Start Listed records

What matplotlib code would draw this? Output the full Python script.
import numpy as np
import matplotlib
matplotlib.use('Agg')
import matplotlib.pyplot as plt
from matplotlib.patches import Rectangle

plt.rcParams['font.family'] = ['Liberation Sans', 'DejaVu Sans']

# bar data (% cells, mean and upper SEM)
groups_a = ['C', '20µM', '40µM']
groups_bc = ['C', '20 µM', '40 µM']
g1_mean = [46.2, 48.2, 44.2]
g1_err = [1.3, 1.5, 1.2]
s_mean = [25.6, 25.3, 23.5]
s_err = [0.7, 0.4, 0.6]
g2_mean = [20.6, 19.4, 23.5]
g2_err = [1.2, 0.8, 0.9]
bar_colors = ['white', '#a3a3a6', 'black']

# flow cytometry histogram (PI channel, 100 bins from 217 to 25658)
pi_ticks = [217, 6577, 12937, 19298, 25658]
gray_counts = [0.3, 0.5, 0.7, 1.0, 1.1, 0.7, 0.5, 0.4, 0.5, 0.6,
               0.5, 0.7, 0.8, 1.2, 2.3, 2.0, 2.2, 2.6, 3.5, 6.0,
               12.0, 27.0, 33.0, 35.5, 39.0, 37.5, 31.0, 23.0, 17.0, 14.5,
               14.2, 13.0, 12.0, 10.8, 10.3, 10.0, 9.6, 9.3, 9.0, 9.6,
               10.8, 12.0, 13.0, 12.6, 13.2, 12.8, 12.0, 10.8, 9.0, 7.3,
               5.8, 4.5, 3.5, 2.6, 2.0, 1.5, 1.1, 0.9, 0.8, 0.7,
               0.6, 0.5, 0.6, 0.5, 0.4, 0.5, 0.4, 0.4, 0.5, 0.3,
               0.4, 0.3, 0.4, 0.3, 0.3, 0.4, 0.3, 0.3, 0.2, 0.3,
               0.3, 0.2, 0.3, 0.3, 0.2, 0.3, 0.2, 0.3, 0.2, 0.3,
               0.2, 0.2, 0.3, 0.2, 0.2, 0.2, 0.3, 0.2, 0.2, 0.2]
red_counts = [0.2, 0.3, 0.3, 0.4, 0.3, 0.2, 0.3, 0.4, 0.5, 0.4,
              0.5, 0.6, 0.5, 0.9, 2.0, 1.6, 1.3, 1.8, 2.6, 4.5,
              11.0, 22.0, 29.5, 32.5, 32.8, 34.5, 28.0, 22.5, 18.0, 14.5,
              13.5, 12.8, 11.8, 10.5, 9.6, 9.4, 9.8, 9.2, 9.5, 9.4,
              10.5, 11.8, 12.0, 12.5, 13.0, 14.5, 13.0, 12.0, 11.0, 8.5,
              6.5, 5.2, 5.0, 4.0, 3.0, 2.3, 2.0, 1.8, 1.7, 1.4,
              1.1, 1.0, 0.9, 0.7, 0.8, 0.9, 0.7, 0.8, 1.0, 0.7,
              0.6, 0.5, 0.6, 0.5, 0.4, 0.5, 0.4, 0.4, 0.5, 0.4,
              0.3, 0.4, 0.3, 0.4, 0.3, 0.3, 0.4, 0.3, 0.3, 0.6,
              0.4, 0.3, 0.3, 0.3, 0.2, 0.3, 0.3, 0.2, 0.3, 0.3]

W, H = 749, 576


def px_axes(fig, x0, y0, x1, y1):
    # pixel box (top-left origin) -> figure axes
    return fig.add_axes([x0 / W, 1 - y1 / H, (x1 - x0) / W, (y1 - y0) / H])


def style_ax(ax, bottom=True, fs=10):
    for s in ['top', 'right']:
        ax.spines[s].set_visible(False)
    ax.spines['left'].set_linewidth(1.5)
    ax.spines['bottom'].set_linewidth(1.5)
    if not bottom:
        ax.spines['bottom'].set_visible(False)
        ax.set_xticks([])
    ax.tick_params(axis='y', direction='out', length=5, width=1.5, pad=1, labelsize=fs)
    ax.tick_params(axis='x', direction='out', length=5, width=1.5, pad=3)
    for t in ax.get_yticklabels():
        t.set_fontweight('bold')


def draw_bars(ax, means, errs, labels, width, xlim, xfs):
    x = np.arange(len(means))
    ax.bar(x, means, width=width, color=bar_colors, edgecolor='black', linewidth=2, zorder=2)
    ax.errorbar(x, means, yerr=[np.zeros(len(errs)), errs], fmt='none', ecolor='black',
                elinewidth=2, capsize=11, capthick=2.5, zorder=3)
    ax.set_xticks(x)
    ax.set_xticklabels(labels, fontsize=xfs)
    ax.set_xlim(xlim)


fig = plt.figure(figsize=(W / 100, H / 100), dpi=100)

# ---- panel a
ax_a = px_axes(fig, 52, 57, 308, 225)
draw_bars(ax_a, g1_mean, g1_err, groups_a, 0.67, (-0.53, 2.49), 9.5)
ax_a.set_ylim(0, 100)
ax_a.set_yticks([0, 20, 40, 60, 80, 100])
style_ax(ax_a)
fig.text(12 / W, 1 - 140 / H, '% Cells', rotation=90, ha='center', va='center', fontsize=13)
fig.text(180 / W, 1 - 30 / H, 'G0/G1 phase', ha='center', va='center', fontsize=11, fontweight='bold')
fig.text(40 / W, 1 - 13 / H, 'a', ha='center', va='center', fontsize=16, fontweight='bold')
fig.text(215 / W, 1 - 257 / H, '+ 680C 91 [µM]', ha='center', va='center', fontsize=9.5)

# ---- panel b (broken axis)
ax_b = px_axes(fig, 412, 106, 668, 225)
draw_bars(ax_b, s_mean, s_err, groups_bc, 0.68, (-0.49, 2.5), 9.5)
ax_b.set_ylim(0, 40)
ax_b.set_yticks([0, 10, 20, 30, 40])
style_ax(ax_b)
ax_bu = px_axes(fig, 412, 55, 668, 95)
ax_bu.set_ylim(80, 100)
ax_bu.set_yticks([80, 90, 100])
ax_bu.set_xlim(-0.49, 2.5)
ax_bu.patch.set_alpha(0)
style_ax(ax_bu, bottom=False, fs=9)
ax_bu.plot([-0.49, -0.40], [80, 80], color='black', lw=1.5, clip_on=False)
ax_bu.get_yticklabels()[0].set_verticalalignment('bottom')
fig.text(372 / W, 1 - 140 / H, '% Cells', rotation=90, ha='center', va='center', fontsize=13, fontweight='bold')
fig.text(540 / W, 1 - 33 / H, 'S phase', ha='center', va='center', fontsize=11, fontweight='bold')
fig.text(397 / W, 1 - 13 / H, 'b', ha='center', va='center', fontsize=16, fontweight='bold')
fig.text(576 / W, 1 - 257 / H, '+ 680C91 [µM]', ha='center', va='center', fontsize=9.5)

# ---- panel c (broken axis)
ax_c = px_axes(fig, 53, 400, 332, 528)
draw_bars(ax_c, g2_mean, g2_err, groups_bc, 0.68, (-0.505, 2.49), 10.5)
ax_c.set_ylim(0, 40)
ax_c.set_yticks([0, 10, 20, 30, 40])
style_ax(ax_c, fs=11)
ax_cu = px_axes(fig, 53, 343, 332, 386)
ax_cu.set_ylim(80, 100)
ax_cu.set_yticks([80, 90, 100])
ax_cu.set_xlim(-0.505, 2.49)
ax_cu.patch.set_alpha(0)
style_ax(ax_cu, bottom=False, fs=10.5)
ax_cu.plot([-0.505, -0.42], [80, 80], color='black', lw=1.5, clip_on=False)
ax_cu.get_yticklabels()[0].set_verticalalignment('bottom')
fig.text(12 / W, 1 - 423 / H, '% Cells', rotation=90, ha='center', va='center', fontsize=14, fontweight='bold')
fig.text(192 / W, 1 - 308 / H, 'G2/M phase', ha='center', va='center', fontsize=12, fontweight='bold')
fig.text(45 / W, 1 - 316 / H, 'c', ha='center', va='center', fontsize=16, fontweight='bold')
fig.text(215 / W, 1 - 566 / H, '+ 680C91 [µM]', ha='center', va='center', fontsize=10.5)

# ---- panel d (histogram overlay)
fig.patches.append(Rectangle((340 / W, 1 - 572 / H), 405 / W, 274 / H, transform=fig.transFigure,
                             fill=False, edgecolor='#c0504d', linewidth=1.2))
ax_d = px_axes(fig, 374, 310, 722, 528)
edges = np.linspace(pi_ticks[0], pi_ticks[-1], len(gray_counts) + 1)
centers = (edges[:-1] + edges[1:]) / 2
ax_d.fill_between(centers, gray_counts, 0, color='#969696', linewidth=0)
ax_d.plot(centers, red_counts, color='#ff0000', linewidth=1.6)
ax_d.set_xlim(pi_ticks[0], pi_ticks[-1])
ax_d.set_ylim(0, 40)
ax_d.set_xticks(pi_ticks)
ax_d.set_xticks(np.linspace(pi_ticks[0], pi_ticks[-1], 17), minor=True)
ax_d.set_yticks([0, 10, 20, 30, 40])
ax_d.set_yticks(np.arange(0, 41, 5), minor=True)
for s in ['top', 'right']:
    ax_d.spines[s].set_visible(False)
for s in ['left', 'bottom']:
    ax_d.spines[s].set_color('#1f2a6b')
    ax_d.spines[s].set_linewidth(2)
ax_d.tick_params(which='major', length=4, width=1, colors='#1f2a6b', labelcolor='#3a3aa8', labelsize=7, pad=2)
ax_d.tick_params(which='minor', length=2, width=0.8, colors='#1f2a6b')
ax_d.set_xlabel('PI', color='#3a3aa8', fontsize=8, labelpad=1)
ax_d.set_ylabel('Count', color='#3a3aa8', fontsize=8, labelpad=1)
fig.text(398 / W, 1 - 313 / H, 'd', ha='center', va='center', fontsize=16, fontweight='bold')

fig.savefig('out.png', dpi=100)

End Listed records
Start Listed records

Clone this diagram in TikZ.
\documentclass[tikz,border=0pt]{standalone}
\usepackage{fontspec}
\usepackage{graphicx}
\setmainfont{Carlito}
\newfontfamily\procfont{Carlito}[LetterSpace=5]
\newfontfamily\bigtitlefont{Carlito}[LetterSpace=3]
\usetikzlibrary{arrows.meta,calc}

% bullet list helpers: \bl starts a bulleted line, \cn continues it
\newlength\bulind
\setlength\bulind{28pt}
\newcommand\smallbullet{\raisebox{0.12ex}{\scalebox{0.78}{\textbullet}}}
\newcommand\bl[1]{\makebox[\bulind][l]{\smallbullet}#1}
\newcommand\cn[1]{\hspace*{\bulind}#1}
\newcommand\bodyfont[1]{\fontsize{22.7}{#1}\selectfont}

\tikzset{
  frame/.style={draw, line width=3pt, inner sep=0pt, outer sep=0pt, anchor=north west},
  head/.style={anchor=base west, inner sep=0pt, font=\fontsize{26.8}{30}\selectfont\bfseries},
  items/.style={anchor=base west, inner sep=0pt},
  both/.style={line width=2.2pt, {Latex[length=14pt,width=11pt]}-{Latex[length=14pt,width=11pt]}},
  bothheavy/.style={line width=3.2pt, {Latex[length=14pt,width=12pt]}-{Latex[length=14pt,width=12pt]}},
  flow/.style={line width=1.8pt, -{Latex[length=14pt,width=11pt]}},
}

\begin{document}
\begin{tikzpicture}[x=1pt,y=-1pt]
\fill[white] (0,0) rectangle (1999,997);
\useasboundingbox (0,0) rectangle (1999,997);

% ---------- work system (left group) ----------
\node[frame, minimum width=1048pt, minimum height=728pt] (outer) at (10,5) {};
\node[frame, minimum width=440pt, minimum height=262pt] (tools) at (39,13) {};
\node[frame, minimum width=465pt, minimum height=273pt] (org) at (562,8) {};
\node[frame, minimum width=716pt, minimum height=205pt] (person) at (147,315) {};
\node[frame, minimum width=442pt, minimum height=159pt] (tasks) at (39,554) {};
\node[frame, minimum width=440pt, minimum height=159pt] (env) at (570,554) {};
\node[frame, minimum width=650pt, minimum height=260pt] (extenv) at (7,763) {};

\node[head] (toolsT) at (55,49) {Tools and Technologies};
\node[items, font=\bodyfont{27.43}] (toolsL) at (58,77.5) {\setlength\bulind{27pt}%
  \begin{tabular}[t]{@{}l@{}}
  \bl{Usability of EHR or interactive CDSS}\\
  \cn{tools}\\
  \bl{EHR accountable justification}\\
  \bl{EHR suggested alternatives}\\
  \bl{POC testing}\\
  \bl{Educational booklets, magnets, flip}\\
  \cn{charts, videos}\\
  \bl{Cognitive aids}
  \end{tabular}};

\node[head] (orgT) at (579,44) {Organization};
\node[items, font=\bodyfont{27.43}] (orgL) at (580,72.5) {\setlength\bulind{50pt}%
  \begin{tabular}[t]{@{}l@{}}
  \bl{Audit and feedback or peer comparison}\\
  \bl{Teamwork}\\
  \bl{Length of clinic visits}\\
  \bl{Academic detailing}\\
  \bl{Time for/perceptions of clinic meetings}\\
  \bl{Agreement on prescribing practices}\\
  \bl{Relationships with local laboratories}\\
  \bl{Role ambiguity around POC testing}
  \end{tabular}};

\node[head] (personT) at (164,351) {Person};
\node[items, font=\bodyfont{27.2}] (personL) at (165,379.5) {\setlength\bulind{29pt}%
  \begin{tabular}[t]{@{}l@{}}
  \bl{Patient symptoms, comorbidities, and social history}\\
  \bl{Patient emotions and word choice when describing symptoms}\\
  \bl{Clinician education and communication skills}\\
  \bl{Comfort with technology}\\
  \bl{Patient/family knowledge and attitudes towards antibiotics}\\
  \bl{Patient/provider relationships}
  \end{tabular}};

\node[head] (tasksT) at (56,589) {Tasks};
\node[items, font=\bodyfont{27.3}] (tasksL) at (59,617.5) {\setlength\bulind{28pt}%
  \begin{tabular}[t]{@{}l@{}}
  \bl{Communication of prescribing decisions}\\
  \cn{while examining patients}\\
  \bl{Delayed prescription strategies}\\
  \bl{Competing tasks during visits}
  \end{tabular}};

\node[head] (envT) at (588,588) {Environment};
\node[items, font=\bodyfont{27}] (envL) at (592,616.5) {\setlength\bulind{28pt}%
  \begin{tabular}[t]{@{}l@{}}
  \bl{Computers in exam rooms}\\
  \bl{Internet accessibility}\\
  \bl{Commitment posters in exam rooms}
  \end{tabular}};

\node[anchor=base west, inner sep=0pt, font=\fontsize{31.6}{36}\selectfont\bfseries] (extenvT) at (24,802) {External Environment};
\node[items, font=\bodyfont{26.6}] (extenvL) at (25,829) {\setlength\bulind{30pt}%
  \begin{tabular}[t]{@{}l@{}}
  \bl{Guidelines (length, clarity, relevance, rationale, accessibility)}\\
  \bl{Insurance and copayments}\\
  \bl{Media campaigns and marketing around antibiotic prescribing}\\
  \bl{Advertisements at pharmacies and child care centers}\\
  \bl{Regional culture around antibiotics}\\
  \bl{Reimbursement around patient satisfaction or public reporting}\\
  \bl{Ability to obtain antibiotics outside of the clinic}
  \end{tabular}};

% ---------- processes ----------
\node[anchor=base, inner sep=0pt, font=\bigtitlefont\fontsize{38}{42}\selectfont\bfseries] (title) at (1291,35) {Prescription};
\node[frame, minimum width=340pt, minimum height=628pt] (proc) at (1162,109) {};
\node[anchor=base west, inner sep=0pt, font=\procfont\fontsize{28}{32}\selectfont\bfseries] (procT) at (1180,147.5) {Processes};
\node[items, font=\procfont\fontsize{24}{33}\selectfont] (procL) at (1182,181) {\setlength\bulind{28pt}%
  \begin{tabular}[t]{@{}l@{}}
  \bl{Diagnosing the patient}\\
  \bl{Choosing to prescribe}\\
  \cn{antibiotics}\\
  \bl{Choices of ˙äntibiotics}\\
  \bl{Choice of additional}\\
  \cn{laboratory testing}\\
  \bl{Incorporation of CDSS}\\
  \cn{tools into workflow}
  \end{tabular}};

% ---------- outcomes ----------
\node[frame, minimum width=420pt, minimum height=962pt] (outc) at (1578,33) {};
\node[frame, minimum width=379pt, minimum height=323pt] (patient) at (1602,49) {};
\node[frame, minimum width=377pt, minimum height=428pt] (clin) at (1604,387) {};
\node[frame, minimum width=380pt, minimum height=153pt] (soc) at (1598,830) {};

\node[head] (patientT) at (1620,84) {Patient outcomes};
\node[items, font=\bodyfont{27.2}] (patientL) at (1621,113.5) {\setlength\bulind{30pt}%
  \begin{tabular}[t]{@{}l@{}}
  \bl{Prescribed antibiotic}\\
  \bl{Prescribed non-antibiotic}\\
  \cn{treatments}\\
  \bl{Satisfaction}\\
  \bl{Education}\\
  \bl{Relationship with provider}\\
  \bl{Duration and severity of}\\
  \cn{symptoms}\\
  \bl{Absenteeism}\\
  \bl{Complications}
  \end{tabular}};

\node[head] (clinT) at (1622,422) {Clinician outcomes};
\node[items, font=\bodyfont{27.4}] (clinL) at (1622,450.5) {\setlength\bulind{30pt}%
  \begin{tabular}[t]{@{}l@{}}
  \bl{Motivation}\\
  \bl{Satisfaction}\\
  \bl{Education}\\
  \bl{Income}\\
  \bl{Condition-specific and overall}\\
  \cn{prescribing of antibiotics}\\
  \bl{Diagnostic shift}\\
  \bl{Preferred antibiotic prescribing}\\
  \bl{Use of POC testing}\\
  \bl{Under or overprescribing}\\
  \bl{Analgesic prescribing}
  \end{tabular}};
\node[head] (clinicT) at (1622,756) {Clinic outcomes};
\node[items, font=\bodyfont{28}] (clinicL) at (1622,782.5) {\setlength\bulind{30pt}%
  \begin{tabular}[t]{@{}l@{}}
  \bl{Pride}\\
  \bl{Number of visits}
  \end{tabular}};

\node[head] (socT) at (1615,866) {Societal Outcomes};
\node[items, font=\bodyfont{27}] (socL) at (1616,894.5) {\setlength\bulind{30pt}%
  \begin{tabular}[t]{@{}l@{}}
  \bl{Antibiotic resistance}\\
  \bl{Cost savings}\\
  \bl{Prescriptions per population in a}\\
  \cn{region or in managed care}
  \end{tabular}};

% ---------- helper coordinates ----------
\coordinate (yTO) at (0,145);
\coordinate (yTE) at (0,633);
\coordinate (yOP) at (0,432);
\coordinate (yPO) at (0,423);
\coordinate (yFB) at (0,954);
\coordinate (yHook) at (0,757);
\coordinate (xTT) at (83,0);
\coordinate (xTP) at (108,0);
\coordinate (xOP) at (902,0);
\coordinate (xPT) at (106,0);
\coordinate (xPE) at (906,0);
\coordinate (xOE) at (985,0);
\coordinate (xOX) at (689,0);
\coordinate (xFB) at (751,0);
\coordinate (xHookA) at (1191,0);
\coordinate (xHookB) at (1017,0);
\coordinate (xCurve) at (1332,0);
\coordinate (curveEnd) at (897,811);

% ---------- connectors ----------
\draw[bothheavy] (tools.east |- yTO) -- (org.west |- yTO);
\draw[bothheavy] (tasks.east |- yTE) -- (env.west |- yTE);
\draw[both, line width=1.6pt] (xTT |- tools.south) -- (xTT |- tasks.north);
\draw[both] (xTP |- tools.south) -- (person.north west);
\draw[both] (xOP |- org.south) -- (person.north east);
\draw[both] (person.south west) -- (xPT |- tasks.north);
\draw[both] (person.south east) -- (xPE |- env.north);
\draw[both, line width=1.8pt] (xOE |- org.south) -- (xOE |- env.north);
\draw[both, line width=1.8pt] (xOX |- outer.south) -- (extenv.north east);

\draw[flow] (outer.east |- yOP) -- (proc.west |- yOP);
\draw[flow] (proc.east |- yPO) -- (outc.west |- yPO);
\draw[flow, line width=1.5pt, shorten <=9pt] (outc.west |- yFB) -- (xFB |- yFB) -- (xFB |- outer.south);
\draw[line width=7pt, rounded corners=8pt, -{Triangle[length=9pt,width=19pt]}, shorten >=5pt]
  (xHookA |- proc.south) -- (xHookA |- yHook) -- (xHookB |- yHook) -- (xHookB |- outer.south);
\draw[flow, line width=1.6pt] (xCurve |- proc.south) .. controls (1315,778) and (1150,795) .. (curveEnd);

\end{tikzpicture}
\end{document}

End Listed records

*Task details:*
Looking at the data above, return every line from the one with "What matplotlib code" down to the one with "plt.rcParams['font.family'] = ['Liberation", exactly and inclusively.

*Written solution:*
What matplotlib code would draw this? Output the full Python script.
import numpy as np
import matplotlib
matplotlib.use('Agg')
import matplotlib.pyplot as plt
from matplotlib.patches import Rectangle

plt.rcParams['font.family'] = ['Liberation Sans', 'DejaVu Sans']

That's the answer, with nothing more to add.